Here are the 10 Must-Know Female Mathematicians and Scientists, Part 2! Read my last blog post to find out #1-5.

6. Ida Tacke (1896 – 1978)
Ida Tacke, a German chemist and physicist, discovered two new elements, rhenium (75) and masurium (43). While the discovery of rhenium is credited to her, notice that there is no “masurium” element on the periodic table. That’s because “masurium” is now known as technetium, and its discovery is credited to two other men. She also proposed the idea that particles could be broken down when bombarded by neutrons in order to release energy.

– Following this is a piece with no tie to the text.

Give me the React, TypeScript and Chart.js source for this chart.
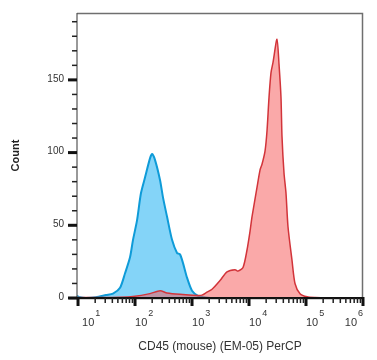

7. Chien-Shiung Wu (1912 – 1997)
Chien-Shiung Wu was a Chinese-American experimental physicist who greatly contributed to the Manhattan Project and the development of the atomic bomb. One of her most groundbreaking discoveries completely overturned a widely-accepted scientific law at the time: the Principle of Conservation of Parity (which stated that particles that were mirror images of each other would behave identically). Although it was her experiments that shattered this law, two colleagues went on to win a Nobel Prize for their “discovery.”
8. Rosalind Franklin (1920 – 1958)

Rosalind Franklin, an English chemist, also had a famous case of a stolen “discovery.” She came to the conclusion that DNA consisted of two chains and a phosphate backbone through X-ray experiments and unit cell measurements. However, Watson and Crick published her discoveries as their own and received a Nobel Prize for it.
9. Tu Youyou (1930 – present)

Tu Youyou is a Chinese medical scientist and pharmaceutical chemist who discovered artemisinin and dihydroartemisinin, used to cure malaria. She first began her malaria research in 1967 after being recruited to a top-secret government unit known as Mission 523, and now her medicinal discoveries have saved millions of lives. Recently, Tu was jointly awarded the 2015 Nobel Prize in Medicine, becoming the first Chinese woman to win a Nobel Prize.
10. Jocelyn Bell Burnell (1943 – present)

Jocelyn Bell Burnell is a Northern Irish astrophysicist. While working with radio telescopes, Burnell noticed certain specific, constant signals being sent off in space which would later be known as pulsars. At the time, Burnell was not credited with this discovery (the man she was working under won the Nobel Prize for his “discovery”), but it is now widely accepted that she was the first to make the observation.